После той памятной демонстрации 23 февраля 1989 года жизнь Иванова начала неуловимо, даже для него самого, поворачивать в сторону от давно намеченного спокойного течения. Он по-прежнему ходил на работу, в меру старательно готовился к урокам, корпел над ненавистными тетрадями с упражнениями и с увлечением выискивал проблески таланта в сочинениях старшеклассников. Но в то же самое время он, вместе с физруком и пожилым учителем физики, всю жизнь, еще с довоенных времен, жившим в Латвии и на многое открывшим коллегам глаза, создал в школе интерфронтовскую ячейку, в которую записались вскоре все учителя, кроме двух латышек.
Регина, инженер-проектировщик, с которой он познакомился на шествии, была активисткой Интерфронта с момента его основания, с первого — учредительного собрания. Она хорошо знала руководителей движения, особенно выдвинувшегося на первый план Алексеева.

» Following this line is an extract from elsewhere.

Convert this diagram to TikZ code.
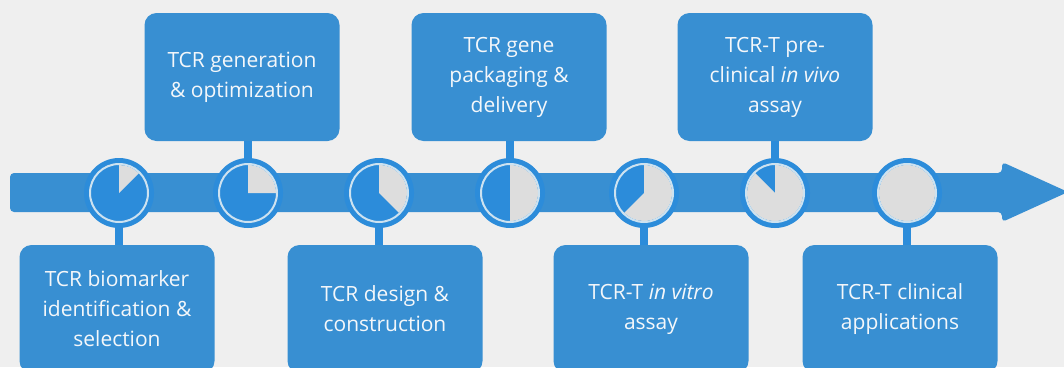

Иванов начал писать в недавно созданную газету Интерфронта «Единство», потом, разочаровавшись в ее первом редакторе Тихомирове (преданной креатуре Жданок), вместе с Региной и ее коллегами по институту начал издавать свою малотиражку — информационный бюллетень Кировского (центрального) районного совета Интерфронта.
Их небольшая газета, набиравшаяся на простой пишущей машинке, сверстанная путем склеивания статей и рисунков на бумажный лист формата А3, переснятая потом и размноженная на «Ромайоре», пользовалась успехом. Вскоре предприимчивой Регине пришла в голову мысль, что бюллетень можно и нужно продавать, чтобы получить собственные средства для нужд организации. Пусть по десять копеек, но даже две-три тысячи тиража еженедельно давали возможность не выпрашивать у сочувствующих руководителей предприятий бумагу и допуск к множительной технике, а самим распоряжаться процессом.
Впрочем, вскоре Регина познакомила Валерия Алексеевича с Сашей Васильевым. Саша — сорокалетний режиссер, переехавший в Ригу из Ашхабада к осевшим здесь стареньким родителям, с радостью схватился за предоставившуюся ему после долгого перерыва возможность снова поработать по специальности — режиссером и оператором создаваемой Интерфронтом видеостудии. Васильеву требовался журналист для работы в кадре, и Иванов с готовностью согласился попробовать себя в новом деле. Вскоре Регина представила Иванова и самому Алексееву. Наступило лето, закончились занятия в школе. Валерий Алексеевич ушел в отпуск, но не прерывал своего участия в деятельности ячейки Движения.
Старший Иванов — Алексей Иванович, к тому времени уволившийся в запас, работал начальником первого отдела рижского отделения крупного союзного треста «Высоковольтные сети». В Кегумсе, в пятидесяти километрах от Риги, недалеко от ГЭС, на берегу водохранилища, у треста была своя база отдыха. Там, в небольшом домике, выделенном отцу от работы, и проводили обычно лето Валерий Алексеевич с женой и дочерью. Место было просто райское.
Вокруг на много километров тянулся чистый сосновый лес, полный грибов и ягод. А Двина, широко разлившаяся перед плотиной Кегумской ГЭС, плескалась метрах в двадцати от крыльца коттеджа. Баня с бассейном, персональная лодка на каждый домик, теннисный корт и спортивный зал с тренажерами, бильярд и детская площадка, причал с каноэ, байдарками и водными велосипедами для общего пользования — все это содержалось в чистоте, порядке и полной исправности. Народу здесь жило немного, да и те — все свои.
Рано утром косые лучи солнца, проникающие сквозь сосняк на берегу, вспугивали туман над притихшей рекой. Плескалась лениво сытая рыба, хорошо видная в прозрачной воде под горбатым мостиком у пирса — хоть веслом ее бей, поскольку на червя не берется в июльский зной. Валерий Алексеевич в одних плавках выходил на крыльцо, еще не проснувшись толком брел по росе к деревянным мосткам. Закуривал первую сигарету, болтая ногами в парной воде; наслаждался тишиной, смотрел на плывущие по воде клочья тумана, разгоняемые уже припекающим, несмотря на ранний час, солнцем. Лениво вспоминалось, что взята с собой на дачу пишущая машинка, что надо бы наконец засесть, как мечталось зимою, за давно вынашиваемый сценарий или книжку. Но впереди еще было столько времени до середины августа, до конца длинного учительского отпуска, что даже думать о пишущей машинке не хотелось. Иванов поболтал еще немного ногами в воде, решился и, оторвав задницу от нагретого дерева мостков, ухнул в теплую, еще хранящую в себе вчерашний знойный день воду.